▶ **PROBLEM TO SOLVE**
The answer is one number: how many lines hold the string "this".

Records with drawing code
==================================================
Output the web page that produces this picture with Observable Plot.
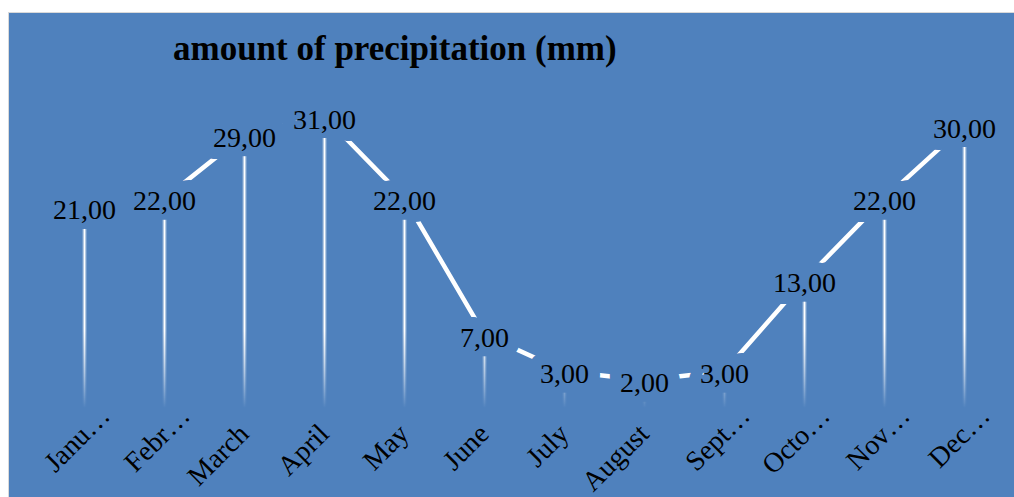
<!DOCTYPE html>
<html>
<head>
<meta charset="utf-8">
<script src="https://cdn.jsdelivr.net/npm/d3@7"></script>
<script src="https://cdn.jsdelivr.net/npm/@observablehq/plot@0.6"></script>
<style>
  html, body { margin: 0; padding: 0; background: #ffffff; width: 1014px; height: 497px; overflow: hidden; }
  #frame { position: absolute; left: 8px; top: 12px; right: 0; bottom: 0; background: #4F81BD;
           border-left: 1.5px solid #D9D9D9; border-top: 1.5px solid #D9D9D9; }
  #chart { position: absolute; left: 0; top: 0; }
  #title { position: absolute; left: 173px; top: 29px; font: bold 35px "Liberation Serif", "Times New Roman", serif;
           line-height: 40px; color: #000; white-space: nowrap; }
</style>
</head>
<body>
<div id="frame"></div>
<svg width="0" height="0" style="position:absolute">
  <defs>
    <linearGradient id="dropFade" gradientUnits="userSpaceOnUse" x1="0" x2="0" y1="0" y2="1">
      <stop offset="0" stop-color="#ffffff" stop-opacity="1"></stop>
      <stop offset="1" stop-color="#ffffff" stop-opacity="0"></stop>
    </linearGradient>
  </defs>
</svg>
<div id="chart"></div>
<div id="title">amount of precipitation (mm)</div>
<script>
// ---- data ----
const months = ["January", "February", "March", "April", "May", "June",
                "July", "August", "September", "October", "November", "December"];
const tickLabels = ["Janu…", "Febr…", "March", "April", "May", "June",
                    "July", "August", "Sept…", "Octo…", "Nov…", "Dec…"];
const precipitation = [21, 22, 29, 31, 22, 7, 3, 2, 3, 13, 22, 30];

const rows = months.map((m, i) => ({month: m, label: tickLabels[i], value: precipitation[i]}));
const fmt = v => d3.format(".2f")(v).replace(".", ",");
const isTrunc = d => d.label.endsWith("…");

const bg = "#4F81BD";
const serif = "'Liberation Serif', 'Times New Roman', serif";
const labelOpts = {x: "month", y: "value", text: d => fmt(d.value), dy: 12, lineAnchor: "bottom",
                   fontSize: 28, fontFamily: serif};

const chart = Plot.plot({
  width: 1014,
  height: 497,
  marginLeft: 84,
  marginRight: 50,
  marginTop: 116,
  marginBottom: 99,
  style: {background: "transparent", overflow: "visible"},
  x: {type: "point", domain: months, padding: 0, axis: null},
  y: {domain: [0, 31], axis: null},
  marks: [
    Plot.line(rows, {x: "month", y: "value", stroke: "#ffffff", strokeWidth: 4.5}),
    // label boxes (background-coloured halo hiding the line)
    Plot.text(rows, {...labelOpts, fill: bg, stroke: bg, strokeWidth: 24, strokeLinejoin: "round"}),
    // drop lines
    Plot.ruleX(rows, {x: "month", y1: 0, y2: "value", dy: 22, stroke: "url(#dropFade)", strokeWidth: 4, strokeOpacity: 0.4}),
    Plot.ruleX(rows, {x: "month", y1: 0, y2: "value", dy: 22, stroke: "url(#dropFade)", strokeWidth: 1.6}),
    // value labels
    Plot.text(rows, {...labelOpts, fill: "#000000"}),
    // category labels
    Plot.text(rows.filter(d => !isTrunc(d)), {x: "month", text: "label", frameAnchor: "bottom",
      rotate: -45, textAnchor: "end", lineAnchor: "bottom", dx: 6, dy: 37,
      fontSize: 28, fontFamily: serif, fill: "#000000"}),
    Plot.text(rows.filter(d => isTrunc(d)), {x: "month", text: "label", frameAnchor: "bottom",
      rotate: -45, textAnchor: "end", lineAnchor: "bottom", dx: 27, dy: 19,
      fontSize: 28, fontFamily: serif, fill: "#000000"})
  ]
});

document.getElementById("chart").appendChild(chart);

// gradient for the drop lines, placed with the y scale
const ys = chart.scale("y");
const g = document.getElementById("dropFade");
g.setAttribute("y1", ys.apply(10));
g.setAttribute("y2", ys.apply(0) - 12);
</script>
</body>
</html>
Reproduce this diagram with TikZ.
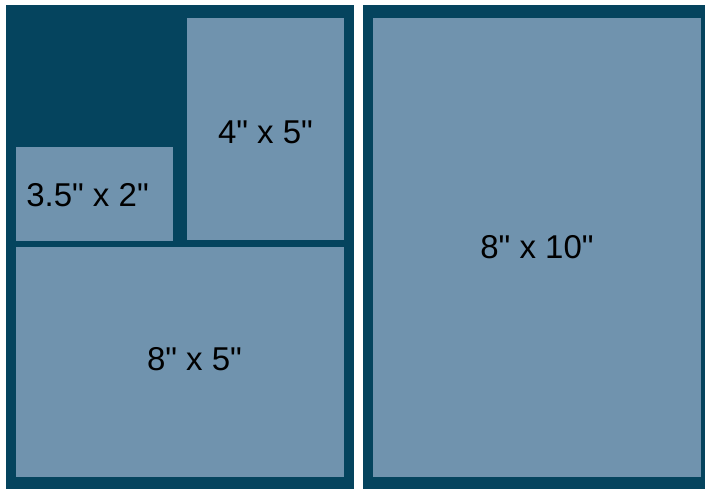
\documentclass[tikz,border=0pt]{standalone}
\usepackage{fontspec}
\setmainfont{Liberation Sans}[Ligatures=TeXOff]
\usepackage{tikz}
\definecolor{bleuNuit}{HTML}{05445E}
\definecolor{bleuGris}{HTML}{7093AE}
\tikzset{
  cadre/.style={fill=bleuNuit},
  tirage/.style={fill=bleuGris},
  format/.style={font=\fontsize{33}{40}\selectfont, color=black, inner sep=0pt}
}

\begin{document}
\begin{tikzpicture}[x=1pt, y=-1pt]
  \useasboundingbox (0,0) rectangle (705,489);

  % --- Deux planches
  \fill[cadre] (6,5) rectangle (354,489);
  \fill[cadre] (363,5) rectangle (705,489);

  % --- Tirages, planche gauche
  \fill[tirage] (187,18) rectangle (344,240);
  \fill[tirage] (16,147) rectangle (173,241);
  \fill[tirage] (16,247) rectangle (344,477);

  % --- Tirage, planche droite
  \fill[tirage] (373,18) rectangle (701,477);

  % --- Formats
  \node[format] (f4x5) at (265.5,132.5) {4" x 5"};
  \node[format] (f35x2) at (87.5,195.5) {3.5" x 2"};
  \node[format] (f8x5) at (194.5,359) {8" x 5"};
  \node[format] (f8x10) at (537,247.5) {8" x 10"};

\end{tikzpicture}
\end{document}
==================================================
▶ **SOLUTION**
2